[TASK DATA]
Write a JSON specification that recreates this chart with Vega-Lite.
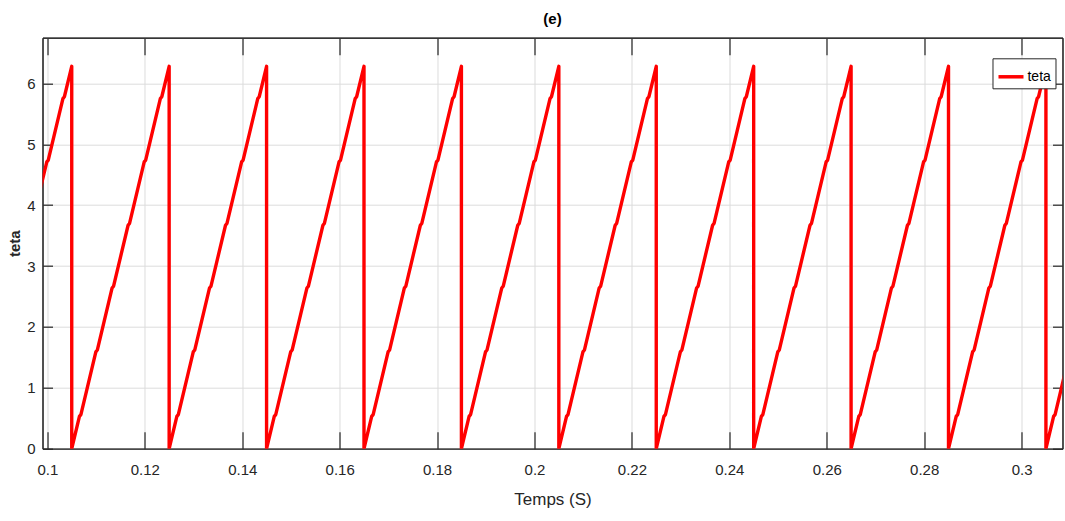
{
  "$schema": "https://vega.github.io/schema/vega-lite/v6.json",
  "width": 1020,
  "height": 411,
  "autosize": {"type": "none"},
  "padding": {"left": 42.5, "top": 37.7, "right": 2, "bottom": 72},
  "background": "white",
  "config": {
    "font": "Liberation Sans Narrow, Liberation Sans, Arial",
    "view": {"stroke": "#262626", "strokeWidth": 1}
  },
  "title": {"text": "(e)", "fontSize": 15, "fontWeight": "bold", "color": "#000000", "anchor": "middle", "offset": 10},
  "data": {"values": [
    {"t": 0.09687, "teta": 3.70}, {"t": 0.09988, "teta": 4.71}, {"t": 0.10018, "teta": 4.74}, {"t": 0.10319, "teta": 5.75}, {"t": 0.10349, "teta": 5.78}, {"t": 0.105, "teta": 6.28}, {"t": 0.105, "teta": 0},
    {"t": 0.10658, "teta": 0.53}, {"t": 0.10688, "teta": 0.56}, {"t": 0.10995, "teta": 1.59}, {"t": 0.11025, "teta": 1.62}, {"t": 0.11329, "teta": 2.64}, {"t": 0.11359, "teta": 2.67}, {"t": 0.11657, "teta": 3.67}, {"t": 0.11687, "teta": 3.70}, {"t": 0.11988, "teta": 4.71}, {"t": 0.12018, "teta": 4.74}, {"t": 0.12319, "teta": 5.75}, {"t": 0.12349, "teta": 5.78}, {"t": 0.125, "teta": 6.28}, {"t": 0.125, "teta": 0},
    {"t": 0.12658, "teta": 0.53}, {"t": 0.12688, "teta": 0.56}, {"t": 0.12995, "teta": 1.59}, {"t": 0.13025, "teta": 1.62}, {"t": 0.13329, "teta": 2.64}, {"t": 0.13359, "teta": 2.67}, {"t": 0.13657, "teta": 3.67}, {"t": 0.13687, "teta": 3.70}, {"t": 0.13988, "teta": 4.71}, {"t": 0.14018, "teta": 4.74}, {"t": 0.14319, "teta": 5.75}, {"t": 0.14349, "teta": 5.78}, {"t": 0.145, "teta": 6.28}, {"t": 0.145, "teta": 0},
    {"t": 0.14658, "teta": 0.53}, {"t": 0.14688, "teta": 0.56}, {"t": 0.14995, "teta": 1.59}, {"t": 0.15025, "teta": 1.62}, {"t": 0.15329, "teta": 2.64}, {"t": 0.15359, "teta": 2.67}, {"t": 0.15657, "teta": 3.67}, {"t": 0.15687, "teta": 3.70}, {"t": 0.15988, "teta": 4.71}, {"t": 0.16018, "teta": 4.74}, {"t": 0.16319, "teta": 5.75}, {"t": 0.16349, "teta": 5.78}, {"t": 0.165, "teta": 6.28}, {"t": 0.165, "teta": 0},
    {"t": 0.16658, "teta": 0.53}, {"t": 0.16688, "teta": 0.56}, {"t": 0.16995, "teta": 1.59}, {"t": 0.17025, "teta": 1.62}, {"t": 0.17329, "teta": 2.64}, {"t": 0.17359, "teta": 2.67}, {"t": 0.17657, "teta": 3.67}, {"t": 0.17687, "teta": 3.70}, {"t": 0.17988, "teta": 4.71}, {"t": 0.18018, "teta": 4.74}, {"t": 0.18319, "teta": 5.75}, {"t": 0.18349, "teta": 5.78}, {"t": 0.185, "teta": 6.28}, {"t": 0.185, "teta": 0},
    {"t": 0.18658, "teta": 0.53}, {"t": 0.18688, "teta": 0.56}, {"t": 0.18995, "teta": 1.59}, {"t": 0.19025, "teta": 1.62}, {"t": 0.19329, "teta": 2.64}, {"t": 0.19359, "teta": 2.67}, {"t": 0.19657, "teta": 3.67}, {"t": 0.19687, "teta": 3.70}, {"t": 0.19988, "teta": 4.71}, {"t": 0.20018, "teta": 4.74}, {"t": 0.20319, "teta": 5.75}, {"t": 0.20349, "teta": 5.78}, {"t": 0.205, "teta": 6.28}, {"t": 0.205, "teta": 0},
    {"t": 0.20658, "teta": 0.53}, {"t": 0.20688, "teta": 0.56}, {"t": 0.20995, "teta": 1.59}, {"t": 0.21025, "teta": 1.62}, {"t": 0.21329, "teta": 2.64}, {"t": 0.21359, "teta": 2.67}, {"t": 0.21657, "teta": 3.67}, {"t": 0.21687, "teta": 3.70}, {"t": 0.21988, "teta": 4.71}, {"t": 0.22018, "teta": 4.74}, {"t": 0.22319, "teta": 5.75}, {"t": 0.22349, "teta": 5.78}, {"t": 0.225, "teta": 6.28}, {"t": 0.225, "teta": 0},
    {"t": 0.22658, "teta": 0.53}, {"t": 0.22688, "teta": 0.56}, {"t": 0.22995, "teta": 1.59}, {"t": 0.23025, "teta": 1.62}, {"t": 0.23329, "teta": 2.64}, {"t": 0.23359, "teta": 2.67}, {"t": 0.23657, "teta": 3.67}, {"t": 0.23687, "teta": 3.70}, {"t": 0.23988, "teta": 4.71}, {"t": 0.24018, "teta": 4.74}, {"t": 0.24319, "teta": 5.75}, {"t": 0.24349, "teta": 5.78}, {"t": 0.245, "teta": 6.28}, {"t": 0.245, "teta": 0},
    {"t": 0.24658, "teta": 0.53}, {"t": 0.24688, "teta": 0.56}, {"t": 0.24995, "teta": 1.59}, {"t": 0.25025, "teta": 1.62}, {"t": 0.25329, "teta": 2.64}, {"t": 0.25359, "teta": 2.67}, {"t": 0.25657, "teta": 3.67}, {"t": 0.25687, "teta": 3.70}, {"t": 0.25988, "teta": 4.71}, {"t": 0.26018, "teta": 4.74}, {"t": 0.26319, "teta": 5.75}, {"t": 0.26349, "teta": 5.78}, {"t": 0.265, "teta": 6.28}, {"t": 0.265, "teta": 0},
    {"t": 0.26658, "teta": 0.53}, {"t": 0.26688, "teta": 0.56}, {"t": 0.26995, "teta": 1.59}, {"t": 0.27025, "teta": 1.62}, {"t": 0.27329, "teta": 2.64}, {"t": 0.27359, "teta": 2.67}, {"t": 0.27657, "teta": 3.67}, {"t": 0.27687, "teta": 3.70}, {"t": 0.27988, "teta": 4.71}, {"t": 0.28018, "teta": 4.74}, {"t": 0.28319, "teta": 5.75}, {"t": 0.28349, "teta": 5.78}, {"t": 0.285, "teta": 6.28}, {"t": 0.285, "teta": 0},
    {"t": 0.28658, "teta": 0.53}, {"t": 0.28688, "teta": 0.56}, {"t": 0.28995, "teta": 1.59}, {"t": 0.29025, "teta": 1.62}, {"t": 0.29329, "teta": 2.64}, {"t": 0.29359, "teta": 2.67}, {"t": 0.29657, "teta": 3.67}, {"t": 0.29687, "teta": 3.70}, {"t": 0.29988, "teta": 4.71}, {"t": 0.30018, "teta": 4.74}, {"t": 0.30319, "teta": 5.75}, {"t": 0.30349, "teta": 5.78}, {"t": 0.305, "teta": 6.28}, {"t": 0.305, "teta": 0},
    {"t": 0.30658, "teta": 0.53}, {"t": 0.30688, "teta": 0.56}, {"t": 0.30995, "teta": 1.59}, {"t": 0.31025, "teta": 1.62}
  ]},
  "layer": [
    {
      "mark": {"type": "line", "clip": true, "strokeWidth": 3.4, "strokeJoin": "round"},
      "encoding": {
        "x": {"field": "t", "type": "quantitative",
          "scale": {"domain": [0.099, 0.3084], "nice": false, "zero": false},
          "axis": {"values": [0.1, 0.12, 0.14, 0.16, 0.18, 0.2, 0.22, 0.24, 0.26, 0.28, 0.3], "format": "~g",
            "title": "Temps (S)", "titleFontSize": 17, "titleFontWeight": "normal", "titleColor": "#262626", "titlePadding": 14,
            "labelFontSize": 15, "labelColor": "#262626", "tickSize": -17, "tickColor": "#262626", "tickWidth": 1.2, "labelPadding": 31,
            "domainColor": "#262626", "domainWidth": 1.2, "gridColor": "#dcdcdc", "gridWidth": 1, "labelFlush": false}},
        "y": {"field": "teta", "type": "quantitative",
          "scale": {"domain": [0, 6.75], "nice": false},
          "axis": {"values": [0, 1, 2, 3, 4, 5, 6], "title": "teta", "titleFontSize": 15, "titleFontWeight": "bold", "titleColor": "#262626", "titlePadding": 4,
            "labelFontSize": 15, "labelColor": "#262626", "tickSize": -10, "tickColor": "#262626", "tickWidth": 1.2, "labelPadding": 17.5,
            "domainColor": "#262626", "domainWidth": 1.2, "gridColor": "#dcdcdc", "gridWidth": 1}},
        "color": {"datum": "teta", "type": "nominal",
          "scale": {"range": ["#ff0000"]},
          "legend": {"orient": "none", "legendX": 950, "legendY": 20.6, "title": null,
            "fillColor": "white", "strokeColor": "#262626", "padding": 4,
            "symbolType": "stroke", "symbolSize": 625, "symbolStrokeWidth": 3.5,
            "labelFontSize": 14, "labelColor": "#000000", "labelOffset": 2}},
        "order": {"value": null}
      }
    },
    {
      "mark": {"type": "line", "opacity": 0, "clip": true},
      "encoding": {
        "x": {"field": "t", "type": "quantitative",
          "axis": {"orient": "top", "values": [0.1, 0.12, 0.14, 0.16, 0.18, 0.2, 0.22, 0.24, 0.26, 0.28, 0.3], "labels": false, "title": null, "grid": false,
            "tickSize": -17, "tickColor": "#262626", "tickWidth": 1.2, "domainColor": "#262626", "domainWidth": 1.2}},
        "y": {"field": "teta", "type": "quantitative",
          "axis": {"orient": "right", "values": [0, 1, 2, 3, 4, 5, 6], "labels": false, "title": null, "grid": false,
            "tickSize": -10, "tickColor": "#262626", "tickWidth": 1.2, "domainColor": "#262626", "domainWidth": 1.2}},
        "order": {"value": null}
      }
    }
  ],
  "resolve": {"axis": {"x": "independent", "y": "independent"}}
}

---

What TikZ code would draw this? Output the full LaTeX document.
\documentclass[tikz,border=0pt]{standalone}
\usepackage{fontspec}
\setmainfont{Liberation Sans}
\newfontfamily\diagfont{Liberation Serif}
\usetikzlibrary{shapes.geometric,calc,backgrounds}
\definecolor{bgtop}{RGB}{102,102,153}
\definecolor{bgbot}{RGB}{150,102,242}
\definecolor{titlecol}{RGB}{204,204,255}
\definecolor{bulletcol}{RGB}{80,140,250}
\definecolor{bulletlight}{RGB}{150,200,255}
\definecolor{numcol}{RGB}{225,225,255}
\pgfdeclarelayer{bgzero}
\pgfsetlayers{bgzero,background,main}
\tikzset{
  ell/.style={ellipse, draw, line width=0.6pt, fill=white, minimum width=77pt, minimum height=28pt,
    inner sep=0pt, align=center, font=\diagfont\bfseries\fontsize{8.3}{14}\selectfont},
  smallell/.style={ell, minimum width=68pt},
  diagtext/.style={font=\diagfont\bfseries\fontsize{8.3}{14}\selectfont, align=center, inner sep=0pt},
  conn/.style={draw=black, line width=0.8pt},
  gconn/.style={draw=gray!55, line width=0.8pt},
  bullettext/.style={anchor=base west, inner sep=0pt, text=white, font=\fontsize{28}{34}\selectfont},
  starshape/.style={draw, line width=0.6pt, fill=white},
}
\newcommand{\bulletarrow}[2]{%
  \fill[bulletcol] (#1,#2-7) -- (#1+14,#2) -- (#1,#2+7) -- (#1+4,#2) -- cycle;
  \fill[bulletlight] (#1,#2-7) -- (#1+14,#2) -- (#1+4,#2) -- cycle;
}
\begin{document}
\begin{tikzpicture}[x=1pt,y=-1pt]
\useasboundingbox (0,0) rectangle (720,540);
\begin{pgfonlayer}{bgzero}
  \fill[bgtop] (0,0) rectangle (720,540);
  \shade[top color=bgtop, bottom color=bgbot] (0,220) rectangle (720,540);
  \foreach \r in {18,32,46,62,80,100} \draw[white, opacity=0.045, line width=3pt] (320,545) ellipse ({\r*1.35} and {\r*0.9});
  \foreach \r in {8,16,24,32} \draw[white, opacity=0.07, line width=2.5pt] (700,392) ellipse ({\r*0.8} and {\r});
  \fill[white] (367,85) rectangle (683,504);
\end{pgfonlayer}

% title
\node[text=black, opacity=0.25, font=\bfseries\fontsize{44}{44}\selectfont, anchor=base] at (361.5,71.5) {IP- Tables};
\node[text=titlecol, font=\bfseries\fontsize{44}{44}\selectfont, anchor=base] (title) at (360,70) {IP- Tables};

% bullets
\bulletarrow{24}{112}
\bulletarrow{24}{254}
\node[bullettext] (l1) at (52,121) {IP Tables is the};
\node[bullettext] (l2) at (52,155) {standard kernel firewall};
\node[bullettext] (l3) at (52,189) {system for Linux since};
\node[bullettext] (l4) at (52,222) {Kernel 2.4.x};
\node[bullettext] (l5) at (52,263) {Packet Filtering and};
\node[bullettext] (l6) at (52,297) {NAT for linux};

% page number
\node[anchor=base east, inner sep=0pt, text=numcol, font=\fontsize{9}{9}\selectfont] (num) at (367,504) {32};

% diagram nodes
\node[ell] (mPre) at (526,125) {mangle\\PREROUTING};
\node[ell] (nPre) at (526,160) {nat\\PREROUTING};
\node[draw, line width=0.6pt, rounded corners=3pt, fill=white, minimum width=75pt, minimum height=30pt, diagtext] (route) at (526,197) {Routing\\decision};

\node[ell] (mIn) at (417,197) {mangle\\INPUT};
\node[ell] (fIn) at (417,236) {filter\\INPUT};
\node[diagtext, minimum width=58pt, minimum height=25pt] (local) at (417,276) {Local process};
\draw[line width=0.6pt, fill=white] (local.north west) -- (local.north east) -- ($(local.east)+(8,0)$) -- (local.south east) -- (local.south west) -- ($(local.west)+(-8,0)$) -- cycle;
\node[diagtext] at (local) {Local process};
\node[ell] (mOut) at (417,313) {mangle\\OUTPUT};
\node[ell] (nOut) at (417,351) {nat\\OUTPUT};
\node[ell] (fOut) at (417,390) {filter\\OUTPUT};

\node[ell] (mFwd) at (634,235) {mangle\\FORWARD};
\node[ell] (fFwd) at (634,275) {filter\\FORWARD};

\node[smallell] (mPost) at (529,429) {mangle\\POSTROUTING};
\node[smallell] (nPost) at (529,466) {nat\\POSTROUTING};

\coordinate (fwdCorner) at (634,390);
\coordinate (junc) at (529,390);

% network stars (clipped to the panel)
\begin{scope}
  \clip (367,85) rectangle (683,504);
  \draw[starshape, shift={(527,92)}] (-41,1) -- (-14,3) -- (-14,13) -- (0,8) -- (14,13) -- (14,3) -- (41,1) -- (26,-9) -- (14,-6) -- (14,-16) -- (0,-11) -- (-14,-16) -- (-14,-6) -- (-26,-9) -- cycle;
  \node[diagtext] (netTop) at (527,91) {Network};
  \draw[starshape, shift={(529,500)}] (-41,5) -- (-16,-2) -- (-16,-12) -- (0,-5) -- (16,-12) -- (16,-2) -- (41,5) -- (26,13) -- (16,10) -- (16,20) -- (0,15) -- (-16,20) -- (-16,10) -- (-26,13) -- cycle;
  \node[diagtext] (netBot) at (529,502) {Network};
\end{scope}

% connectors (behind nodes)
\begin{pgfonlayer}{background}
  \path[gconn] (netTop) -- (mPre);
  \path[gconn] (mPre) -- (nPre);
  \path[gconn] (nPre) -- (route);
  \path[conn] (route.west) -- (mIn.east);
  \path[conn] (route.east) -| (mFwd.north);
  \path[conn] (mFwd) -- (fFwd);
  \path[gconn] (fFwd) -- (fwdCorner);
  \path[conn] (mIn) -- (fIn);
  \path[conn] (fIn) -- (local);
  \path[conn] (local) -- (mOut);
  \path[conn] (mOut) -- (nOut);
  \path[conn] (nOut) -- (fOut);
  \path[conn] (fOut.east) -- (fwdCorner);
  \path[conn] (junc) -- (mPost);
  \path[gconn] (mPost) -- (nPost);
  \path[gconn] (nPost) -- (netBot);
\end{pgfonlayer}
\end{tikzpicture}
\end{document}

* * *

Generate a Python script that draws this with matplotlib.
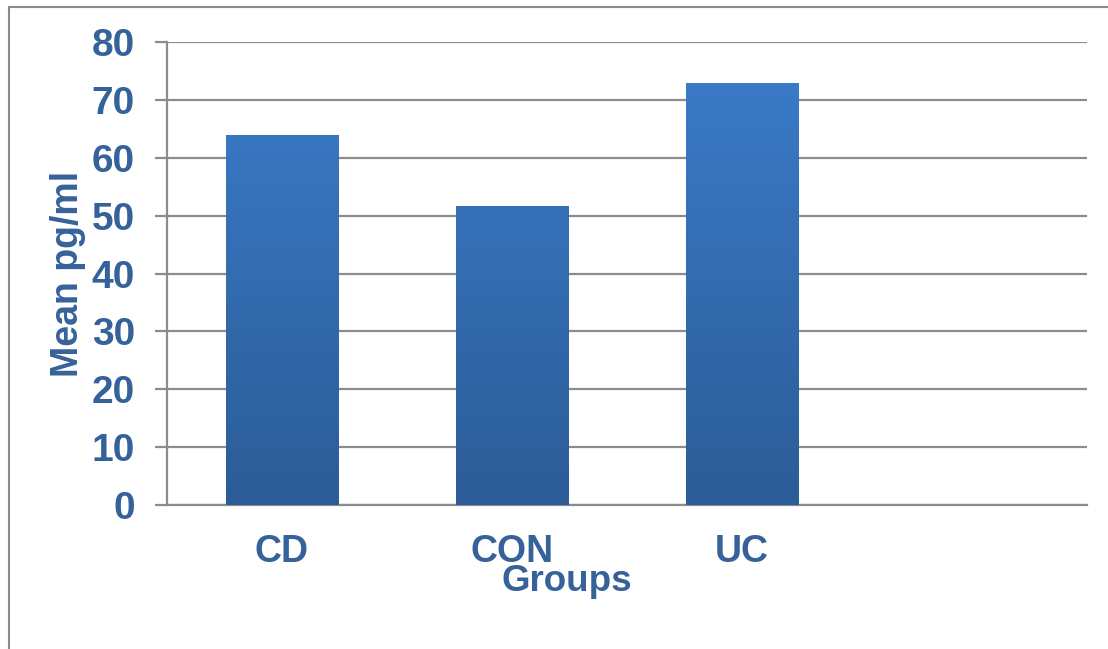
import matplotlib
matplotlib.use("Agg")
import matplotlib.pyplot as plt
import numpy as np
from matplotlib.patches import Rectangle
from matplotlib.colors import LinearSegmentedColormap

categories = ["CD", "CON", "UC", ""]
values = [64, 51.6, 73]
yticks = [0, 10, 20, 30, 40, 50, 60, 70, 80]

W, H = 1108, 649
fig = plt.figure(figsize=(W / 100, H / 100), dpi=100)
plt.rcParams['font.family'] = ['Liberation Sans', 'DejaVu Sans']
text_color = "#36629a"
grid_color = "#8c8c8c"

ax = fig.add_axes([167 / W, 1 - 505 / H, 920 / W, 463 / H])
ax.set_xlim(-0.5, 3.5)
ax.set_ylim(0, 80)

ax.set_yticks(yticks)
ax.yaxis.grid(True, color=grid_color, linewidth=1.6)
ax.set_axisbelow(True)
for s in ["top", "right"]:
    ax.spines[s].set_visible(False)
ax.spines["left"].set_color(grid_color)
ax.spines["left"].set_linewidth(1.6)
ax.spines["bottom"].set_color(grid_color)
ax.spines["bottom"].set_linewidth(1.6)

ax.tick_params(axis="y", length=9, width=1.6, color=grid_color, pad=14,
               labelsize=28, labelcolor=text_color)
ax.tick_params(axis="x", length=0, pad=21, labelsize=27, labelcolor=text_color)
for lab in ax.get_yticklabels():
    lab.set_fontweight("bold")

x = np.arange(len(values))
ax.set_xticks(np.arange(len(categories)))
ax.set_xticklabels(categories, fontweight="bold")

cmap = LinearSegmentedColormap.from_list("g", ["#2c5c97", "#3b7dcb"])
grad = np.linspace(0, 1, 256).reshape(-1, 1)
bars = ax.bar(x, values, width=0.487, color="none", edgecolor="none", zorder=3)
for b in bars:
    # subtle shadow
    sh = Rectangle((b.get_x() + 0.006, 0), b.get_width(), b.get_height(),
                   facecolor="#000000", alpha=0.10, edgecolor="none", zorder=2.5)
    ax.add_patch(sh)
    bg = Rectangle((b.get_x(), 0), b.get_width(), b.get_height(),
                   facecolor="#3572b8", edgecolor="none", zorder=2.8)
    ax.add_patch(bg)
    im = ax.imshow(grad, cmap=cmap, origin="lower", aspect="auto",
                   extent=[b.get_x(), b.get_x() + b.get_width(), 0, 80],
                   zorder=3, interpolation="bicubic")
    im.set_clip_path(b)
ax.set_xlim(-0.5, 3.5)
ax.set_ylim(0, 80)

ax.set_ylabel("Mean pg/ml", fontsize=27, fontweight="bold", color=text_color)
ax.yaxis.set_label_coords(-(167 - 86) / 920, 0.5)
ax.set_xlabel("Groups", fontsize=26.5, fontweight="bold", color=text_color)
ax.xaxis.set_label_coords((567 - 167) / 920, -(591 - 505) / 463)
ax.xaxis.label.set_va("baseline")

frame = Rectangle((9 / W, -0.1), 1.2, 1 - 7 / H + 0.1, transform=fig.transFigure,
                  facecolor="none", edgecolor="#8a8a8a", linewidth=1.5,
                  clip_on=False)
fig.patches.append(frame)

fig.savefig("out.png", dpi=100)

[THE PROBLEM] Copy out, exactly, every line from the one that contains "Generate a Python" through the one that contains "yticks = [0, 10, 20, 30, 40, 50, 60, 70, 80]". Pictures stay out of the copy.

[ANSWER TO THE PROBLEM]
Generate a Python script that draws this with matplotlib.
import matplotlib
matplotlib.use("Agg")
import matplotlib.pyplot as plt
import numpy as np
from matplotlib.patches import Rectangle
from matplotlib.colors import LinearSegmentedColormap

categories = ["CD", "CON", "UC", ""]
values = [64, 51.6, 73]
yticks = [0, 10, 20, 30, 40, 50, 60, 70, 80]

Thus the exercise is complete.